- RECORDED INFORMATION -
***

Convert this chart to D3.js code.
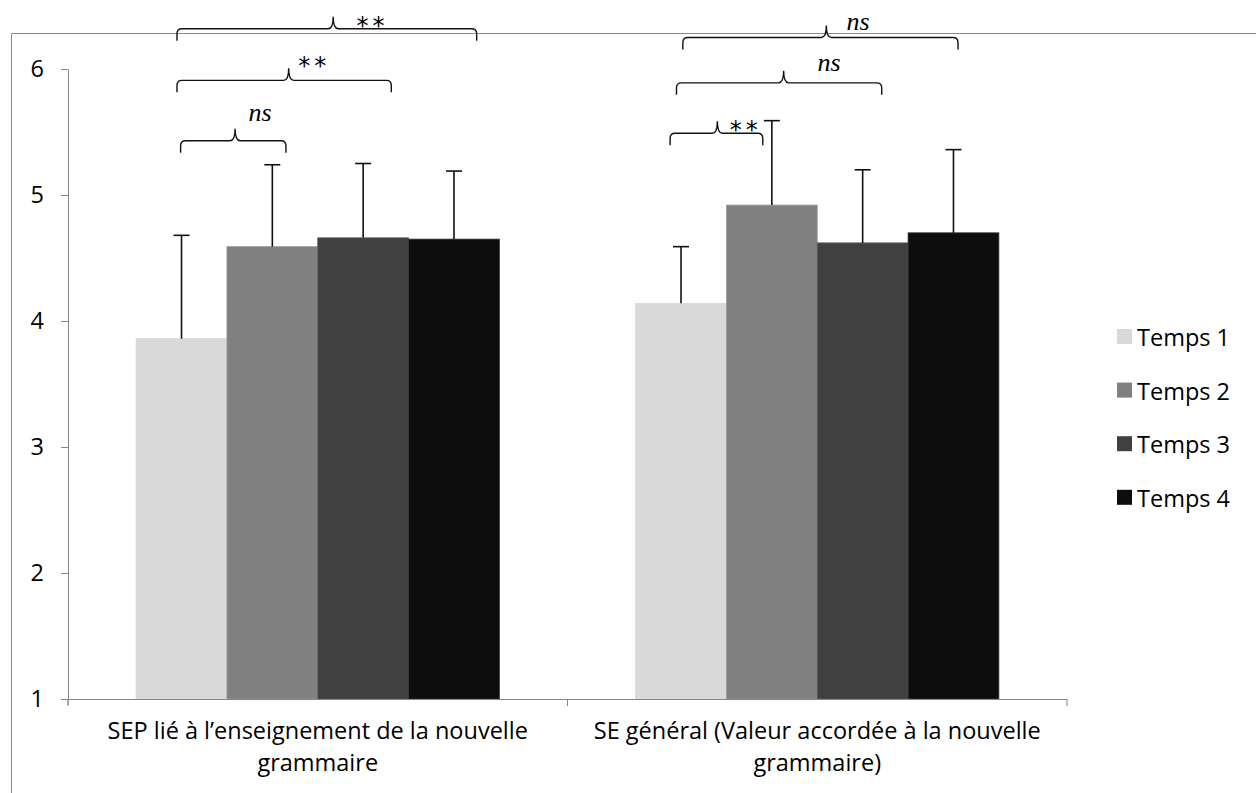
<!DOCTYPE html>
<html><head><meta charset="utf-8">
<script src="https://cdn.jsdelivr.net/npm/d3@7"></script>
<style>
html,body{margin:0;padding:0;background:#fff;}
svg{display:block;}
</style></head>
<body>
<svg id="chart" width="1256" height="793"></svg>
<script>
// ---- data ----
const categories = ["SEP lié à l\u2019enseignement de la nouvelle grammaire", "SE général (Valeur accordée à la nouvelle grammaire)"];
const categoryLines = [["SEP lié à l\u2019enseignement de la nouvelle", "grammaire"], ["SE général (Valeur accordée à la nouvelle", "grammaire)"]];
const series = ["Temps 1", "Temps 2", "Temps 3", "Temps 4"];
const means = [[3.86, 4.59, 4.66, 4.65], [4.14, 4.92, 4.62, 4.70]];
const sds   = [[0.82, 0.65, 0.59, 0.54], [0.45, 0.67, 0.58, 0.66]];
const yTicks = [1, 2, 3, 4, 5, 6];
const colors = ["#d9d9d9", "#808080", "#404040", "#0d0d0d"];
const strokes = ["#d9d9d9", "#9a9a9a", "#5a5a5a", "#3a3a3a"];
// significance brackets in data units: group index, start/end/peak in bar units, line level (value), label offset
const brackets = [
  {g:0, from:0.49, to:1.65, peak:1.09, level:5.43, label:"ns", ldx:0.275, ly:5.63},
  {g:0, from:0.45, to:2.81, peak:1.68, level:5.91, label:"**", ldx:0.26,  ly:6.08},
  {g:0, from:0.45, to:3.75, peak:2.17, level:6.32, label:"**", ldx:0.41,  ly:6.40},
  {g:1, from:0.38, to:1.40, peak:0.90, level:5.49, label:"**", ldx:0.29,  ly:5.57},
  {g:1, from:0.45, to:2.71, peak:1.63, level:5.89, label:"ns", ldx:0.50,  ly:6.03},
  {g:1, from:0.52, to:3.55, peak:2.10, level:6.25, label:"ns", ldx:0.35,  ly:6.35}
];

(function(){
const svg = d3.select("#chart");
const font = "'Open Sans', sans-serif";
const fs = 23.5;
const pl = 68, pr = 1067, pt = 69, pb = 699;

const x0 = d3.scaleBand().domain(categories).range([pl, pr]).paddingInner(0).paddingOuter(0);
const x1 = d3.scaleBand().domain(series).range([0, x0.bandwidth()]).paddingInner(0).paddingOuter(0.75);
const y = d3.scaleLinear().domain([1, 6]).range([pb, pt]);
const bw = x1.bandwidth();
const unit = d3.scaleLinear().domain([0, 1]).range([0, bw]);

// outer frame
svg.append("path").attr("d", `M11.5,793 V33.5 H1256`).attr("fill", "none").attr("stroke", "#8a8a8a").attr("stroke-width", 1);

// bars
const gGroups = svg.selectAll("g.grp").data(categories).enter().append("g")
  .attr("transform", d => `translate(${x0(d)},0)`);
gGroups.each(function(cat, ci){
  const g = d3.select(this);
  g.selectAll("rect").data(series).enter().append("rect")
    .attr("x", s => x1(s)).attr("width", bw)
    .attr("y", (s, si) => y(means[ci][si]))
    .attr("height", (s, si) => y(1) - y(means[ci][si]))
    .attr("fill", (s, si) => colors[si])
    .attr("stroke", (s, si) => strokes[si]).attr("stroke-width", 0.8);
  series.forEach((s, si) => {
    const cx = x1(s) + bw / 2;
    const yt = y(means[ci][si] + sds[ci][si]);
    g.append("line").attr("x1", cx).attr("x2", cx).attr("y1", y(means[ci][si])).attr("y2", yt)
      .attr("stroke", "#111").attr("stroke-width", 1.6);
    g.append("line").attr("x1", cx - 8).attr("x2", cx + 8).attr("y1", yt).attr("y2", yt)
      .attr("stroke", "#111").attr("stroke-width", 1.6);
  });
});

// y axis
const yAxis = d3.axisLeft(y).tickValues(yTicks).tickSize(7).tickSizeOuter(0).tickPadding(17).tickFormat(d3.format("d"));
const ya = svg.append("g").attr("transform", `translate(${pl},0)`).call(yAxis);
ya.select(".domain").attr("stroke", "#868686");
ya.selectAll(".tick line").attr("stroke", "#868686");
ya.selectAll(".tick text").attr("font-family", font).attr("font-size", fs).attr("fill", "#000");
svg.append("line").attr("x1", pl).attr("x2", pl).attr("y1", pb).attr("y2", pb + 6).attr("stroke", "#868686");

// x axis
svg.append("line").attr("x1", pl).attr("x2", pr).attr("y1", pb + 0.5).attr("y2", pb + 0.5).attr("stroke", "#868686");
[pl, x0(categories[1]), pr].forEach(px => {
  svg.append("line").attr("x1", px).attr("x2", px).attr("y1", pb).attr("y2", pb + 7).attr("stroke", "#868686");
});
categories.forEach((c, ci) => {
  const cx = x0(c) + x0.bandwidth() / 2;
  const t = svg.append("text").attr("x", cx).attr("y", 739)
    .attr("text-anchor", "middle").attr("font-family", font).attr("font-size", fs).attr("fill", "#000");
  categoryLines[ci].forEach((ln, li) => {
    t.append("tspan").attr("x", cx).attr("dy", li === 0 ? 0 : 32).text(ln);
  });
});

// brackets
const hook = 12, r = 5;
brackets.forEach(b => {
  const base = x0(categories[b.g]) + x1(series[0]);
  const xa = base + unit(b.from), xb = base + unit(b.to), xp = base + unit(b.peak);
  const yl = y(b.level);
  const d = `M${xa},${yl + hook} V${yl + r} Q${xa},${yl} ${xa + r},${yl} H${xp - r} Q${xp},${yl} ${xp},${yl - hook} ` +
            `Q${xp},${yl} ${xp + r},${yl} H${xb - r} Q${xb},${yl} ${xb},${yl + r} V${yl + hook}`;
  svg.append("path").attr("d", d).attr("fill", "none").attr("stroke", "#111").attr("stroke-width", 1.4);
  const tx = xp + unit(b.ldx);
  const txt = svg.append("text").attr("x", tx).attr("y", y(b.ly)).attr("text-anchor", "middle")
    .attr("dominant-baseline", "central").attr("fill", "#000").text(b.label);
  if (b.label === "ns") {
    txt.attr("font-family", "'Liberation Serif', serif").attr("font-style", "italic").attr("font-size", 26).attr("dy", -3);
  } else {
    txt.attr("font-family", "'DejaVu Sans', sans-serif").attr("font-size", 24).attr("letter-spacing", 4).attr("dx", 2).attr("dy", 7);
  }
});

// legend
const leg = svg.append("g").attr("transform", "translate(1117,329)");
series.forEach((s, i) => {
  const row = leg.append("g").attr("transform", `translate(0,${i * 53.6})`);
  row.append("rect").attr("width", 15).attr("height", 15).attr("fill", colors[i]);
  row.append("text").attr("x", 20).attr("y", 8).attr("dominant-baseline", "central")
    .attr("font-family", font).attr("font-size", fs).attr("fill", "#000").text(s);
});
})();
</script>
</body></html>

***

- DIRECTIVE -
With the pictures left out, restate word for word every line of the data above, from the first down to the line that contains "const unit = d3.scaleLinear().domain([0, 1]).range([0, bw]);".

- TASK SOLUTION -
Convert this chart to D3.js code.
<!DOCTYPE html>
<html><head><meta charset="utf-8">
<script src="https://cdn.jsdelivr.net/npm/d3@7"></script>
<style>
html,body{margin:0;padding:0;background:#fff;}
svg{display:block;}
</style></head>
<body>
<svg id="chart" width="1256" height="793"></svg>
<script>
// ---- data ----
const categories = ["SEP lié à l\u2019enseignement de la nouvelle grammaire", "SE général (Valeur accordée à la nouvelle grammaire)"];
const categoryLines = [["SEP lié à l\u2019enseignement de la nouvelle", "grammaire"], ["SE général (Valeur accordée à la nouvelle", "grammaire)"]];
const series = ["Temps 1", "Temps 2", "Temps 3", "Temps 4"];
const means = [[3.86, 4.59, 4.66, 4.65], [4.14, 4.92, 4.62, 4.70]];
const sds   = [[0.82, 0.65, 0.59, 0.54], [0.45, 0.67, 0.58, 0.66]];
const yTicks = [1, 2, 3, 4, 5, 6];
const colors = ["#d9d9d9", "#808080", "#404040", "#0d0d0d"];
const strokes = ["#d9d9d9", "#9a9a9a", "#5a5a5a", "#3a3a3a"];
// significance brackets in data units: group index, start/end/peak in bar units, line level (value), label offset
const brackets = [
  {g:0, from:0.49, to:1.65, peak:1.09, level:5.43, label:"ns", ldx:0.275, ly:5.63},
  {g:0, from:0.45, to:2.81, peak:1.68, level:5.91, label:"**", ldx:0.26,  ly:6.08},
  {g:0, from:0.45, to:3.75, peak:2.17, level:6.32, label:"**", ldx:0.41,  ly:6.40},
  {g:1, from:0.38, to:1.40, peak:0.90, level:5.49, label:"**", ldx:0.29,  ly:5.57},
  {g:1, from:0.45, to:2.71, peak:1.63, level:5.89, label:"ns", ldx:0.50,  ly:6.03},
  {g:1, from:0.52, to:3.55, peak:2.10, level:6.25, label:"ns", ldx:0.35,  ly:6.35}
];

(function(){
const svg = d3.select("#chart");
const font = "'Open Sans', sans-serif";
const fs = 23.5;
const pl = 68, pr = 1067, pt = 69, pb = 699;

const x0 = d3.scaleBand().domain(categories).range([pl, pr]).paddingInner(0).paddingOuter(0);
const x1 = d3.scaleBand().domain(series).range([0, x0.bandwidth()]).paddingInner(0).paddingOuter(0.75);
const y = d3.scaleLinear().domain([1, 6]).range([pb, pt]);
const bw = x1.bandwidth();
const unit = d3.scaleLinear().domain([0, 1]).range([0, bw]);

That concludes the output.